Profitant du mécontentement grandissant au Panama, alors encore sous domination colombienne, les États-Unis soutiennent le mouvement indépendantiste panaméen. Le 3 novembre 1903, le Panama déclare son indépendance, tandis que les États-Unis dissuadent militairement la Colombie de toute tentative de reconquête.
Peu après, le traité Hay-Bunau-Varilla est signé, garantissant aux États-Unis un contrôle quasi absolu sur la zone du canal en échange d’une protection militaire pour le Panama. Les travaux reprennent, et en 1914, le canal est officiellement inauguré, devenant rapidement l’une des principales routes commerciales mondiales.
Les tensions autour de la « zone du canal »
Le contrôle exclusif des États-Unis sur le canal et la zone environnante – une bande de 8 kilomètres abritant des bases militaires américaines – devient rapidement une source de frustration pour les Panaméens. Alors que les recettes générées par le canal bénéficient principalement aux États-Unis, les habitants du Panama expriment leur mécontentement à travers des manifestations croissantes.

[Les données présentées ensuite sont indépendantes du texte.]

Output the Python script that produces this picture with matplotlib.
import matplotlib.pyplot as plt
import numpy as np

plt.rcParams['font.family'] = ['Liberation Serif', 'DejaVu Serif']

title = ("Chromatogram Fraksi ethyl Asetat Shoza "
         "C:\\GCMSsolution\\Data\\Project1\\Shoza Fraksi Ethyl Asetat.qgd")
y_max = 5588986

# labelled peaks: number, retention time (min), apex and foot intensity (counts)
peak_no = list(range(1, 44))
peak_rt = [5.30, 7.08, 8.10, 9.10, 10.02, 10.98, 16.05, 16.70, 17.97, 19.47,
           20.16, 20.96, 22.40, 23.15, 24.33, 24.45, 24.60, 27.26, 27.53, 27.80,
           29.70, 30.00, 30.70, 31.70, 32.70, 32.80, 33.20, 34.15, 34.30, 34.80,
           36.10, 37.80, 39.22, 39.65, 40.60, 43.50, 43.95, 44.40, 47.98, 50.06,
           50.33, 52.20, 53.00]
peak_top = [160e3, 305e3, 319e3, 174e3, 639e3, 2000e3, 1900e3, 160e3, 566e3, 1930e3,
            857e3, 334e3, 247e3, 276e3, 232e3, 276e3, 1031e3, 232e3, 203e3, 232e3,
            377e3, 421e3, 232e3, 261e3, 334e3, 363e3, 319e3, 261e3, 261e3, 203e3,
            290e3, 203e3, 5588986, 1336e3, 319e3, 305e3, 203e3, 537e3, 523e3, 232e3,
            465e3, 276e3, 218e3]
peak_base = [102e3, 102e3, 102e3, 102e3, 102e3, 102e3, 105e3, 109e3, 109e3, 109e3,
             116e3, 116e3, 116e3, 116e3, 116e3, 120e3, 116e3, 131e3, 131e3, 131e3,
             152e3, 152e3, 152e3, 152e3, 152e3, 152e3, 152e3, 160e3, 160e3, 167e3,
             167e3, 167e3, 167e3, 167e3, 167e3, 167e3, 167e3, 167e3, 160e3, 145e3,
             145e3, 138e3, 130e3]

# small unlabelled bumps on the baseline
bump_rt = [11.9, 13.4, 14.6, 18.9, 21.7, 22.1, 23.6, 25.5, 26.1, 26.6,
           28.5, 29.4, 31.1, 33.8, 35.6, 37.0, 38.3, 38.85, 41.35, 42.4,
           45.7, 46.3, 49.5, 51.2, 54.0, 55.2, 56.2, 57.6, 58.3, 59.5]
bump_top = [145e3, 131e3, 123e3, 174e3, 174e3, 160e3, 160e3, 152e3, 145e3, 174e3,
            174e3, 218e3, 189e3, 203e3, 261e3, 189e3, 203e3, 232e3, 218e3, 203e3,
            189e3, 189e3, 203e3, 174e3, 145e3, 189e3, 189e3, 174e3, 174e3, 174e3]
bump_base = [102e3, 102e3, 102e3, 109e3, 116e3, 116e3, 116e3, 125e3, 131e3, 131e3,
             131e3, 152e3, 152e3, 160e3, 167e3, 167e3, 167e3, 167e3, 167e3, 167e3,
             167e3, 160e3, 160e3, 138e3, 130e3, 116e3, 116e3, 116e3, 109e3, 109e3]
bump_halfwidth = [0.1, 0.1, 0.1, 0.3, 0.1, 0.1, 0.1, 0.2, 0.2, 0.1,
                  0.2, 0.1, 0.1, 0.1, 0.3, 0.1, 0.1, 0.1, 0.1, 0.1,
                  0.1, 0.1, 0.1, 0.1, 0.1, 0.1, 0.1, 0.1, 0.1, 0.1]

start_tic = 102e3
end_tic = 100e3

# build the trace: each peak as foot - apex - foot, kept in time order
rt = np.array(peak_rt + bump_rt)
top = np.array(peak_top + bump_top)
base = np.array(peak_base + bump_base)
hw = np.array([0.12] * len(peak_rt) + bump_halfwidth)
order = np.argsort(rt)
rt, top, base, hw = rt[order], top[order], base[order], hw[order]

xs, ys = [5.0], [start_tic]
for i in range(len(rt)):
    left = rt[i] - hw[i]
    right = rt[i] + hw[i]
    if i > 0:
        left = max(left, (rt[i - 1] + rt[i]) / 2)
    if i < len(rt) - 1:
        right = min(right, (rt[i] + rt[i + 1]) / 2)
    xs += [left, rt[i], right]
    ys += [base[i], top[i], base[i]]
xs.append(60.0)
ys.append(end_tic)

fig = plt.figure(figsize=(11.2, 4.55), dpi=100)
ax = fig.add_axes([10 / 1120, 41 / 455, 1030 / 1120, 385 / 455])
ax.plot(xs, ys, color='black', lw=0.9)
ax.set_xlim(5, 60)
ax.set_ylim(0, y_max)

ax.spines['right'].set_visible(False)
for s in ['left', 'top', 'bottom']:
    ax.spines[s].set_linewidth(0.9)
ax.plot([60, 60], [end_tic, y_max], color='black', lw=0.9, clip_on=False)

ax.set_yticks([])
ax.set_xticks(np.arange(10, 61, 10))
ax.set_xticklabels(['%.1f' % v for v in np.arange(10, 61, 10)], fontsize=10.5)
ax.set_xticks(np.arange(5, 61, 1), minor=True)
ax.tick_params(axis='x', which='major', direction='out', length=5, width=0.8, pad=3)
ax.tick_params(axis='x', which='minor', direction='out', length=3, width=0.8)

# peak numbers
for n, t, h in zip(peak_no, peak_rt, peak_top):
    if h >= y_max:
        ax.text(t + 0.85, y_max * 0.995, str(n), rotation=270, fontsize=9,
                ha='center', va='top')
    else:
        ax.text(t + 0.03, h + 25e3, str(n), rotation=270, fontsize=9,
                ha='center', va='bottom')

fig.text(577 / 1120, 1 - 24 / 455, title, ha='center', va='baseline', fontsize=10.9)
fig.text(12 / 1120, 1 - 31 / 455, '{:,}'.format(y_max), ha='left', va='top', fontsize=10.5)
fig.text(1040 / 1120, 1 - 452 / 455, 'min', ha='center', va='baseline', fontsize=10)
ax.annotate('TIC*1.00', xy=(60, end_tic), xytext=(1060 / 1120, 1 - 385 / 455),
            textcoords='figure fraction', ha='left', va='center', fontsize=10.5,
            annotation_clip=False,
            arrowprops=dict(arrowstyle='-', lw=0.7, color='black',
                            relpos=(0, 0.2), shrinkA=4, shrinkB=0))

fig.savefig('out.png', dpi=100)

En 1958, un groupe d’universitaires organise l’« opération de la souveraineté », plantant des drapeaux panaméens autour de la zone du canal. L’année suivante, une manifestation pacifique, connue sous le nom de « marche patriotique », dégénère en affrontements violents. Ces tensions atteignent leur apogée le 9 janvier 1964, lors du « Jour des Martyrs » : une tentative d’hisser un drapeau panaméen aux côtés du drapeau américain se termine par des affrontements sanglants, coûtant la vie à 20 Panaméens.

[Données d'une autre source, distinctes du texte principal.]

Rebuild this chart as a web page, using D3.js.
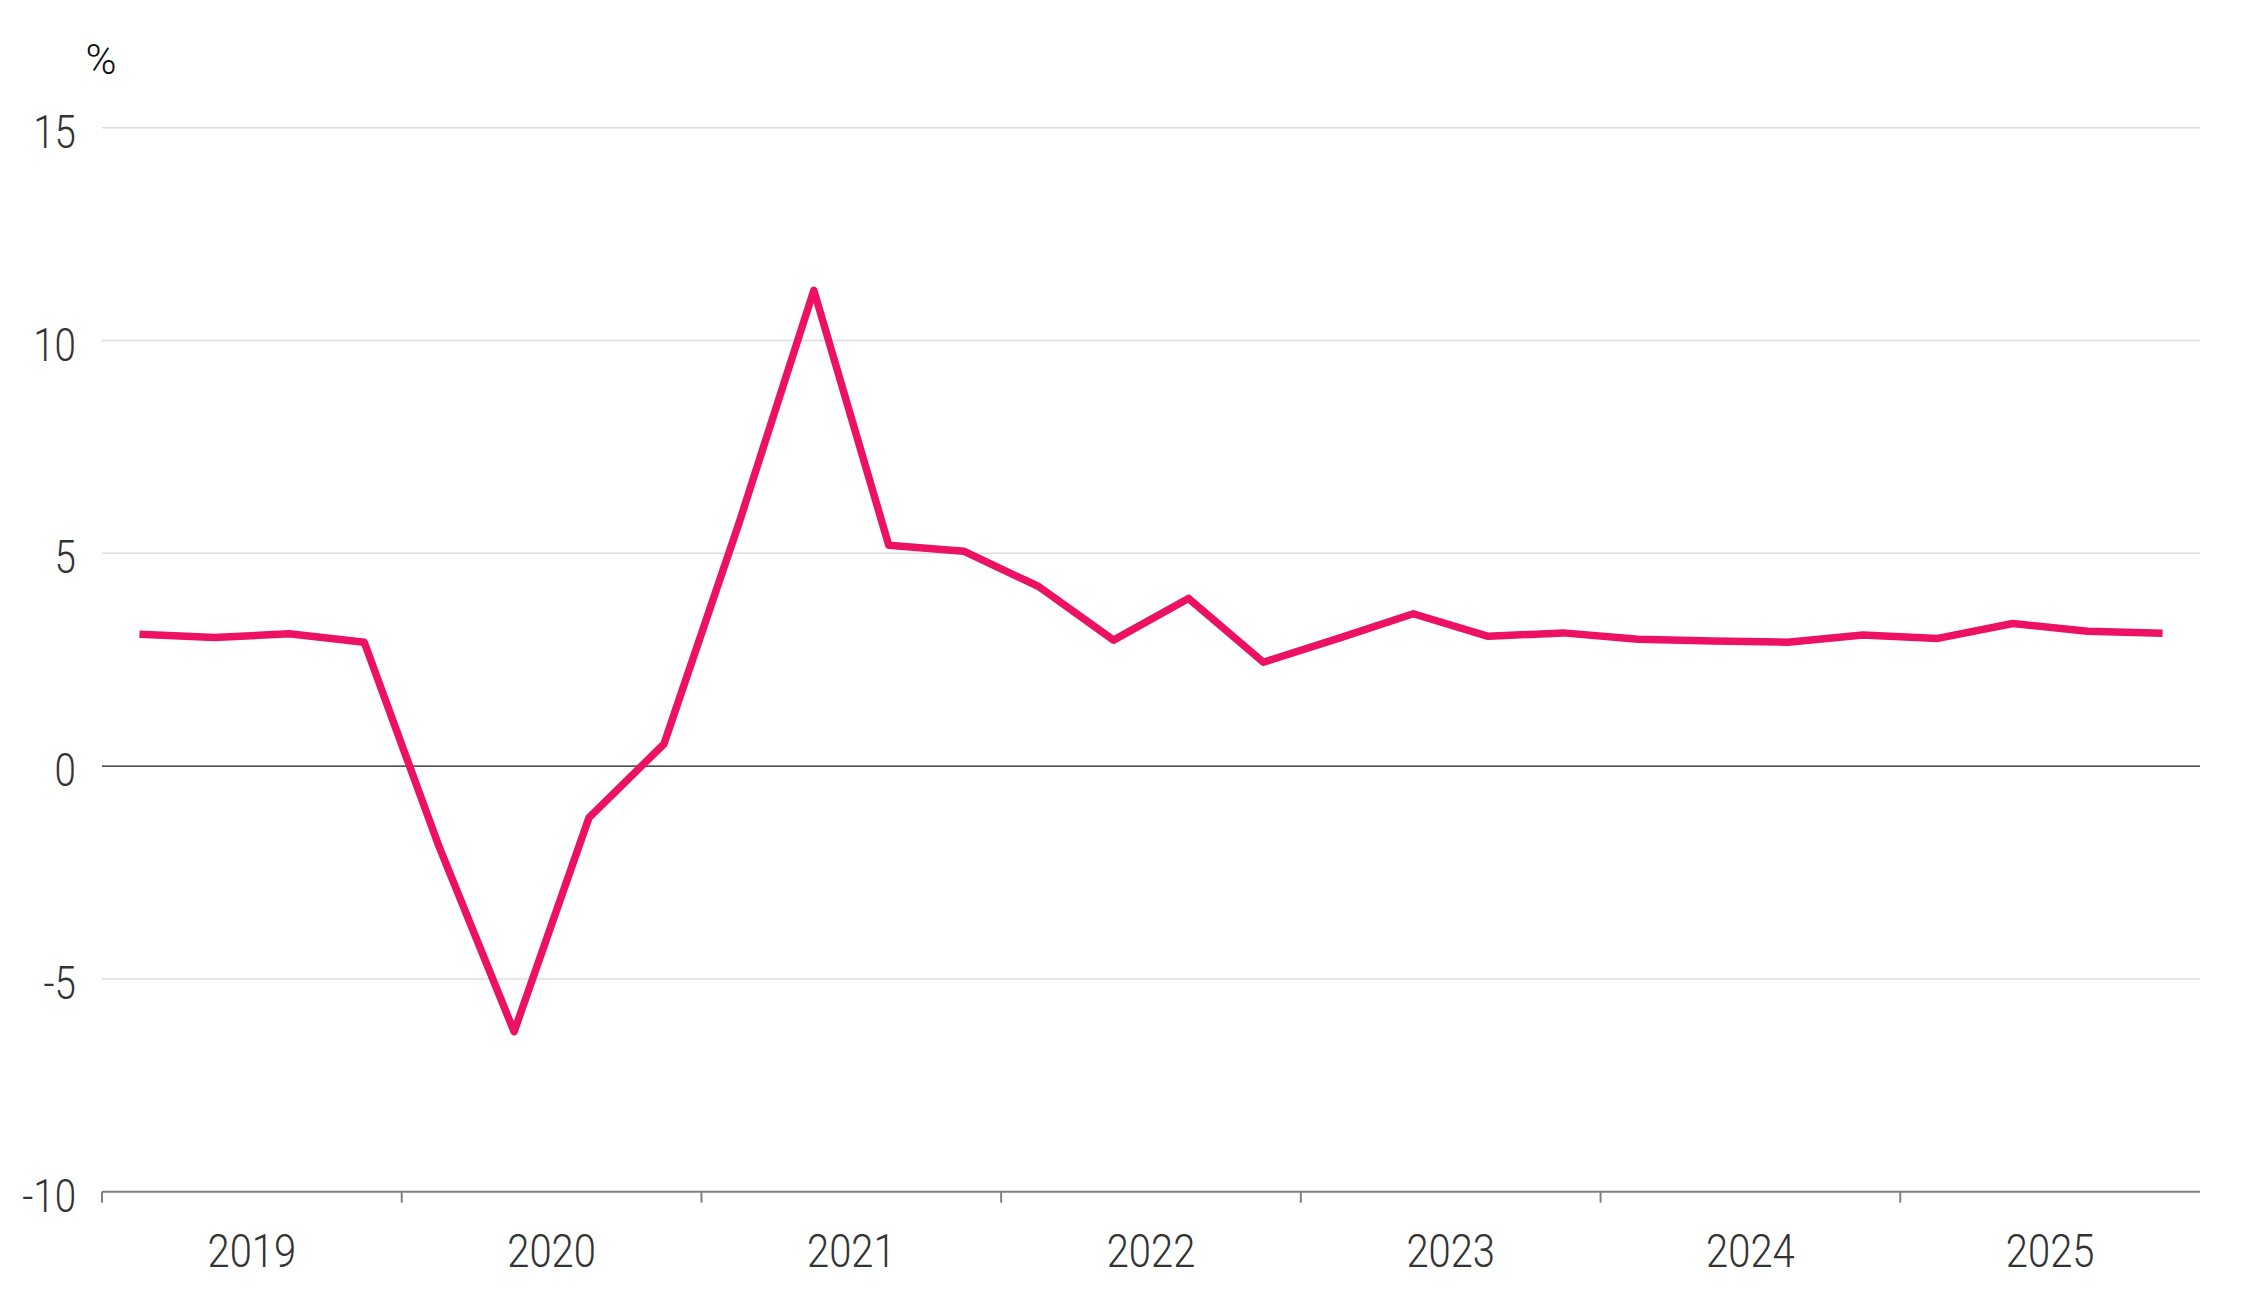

En réaction à ces violences, le président panaméen de l’époque, Roberto Chiari, suspend les relations diplomatiques avec les États-Unis et exige un nouveau traité pour rétablir la souveraineté panaméenne.
Le retour du canal au Panama
Après des années de négociations, un tournant décisif est atteint en 1977 avec la signature des accords Torrijos-Carter. Cet accord historique, conclu entre le président américain Jimmy Carter et le général panaméen Omar Torrijos, prévoit la fin progressive de la « zone du canal » et le transfert complet du canal au Panama.
Le 31 décembre 1999, le canal de Panama est officiellement restitué au Panama, mettant fin à près d’un siècle de contrôle américain. Aujourd’hui, ce passage maritime reste un pilier essentiel du commerce mondial et un symbole de la lutte pour la souveraineté panaméenne.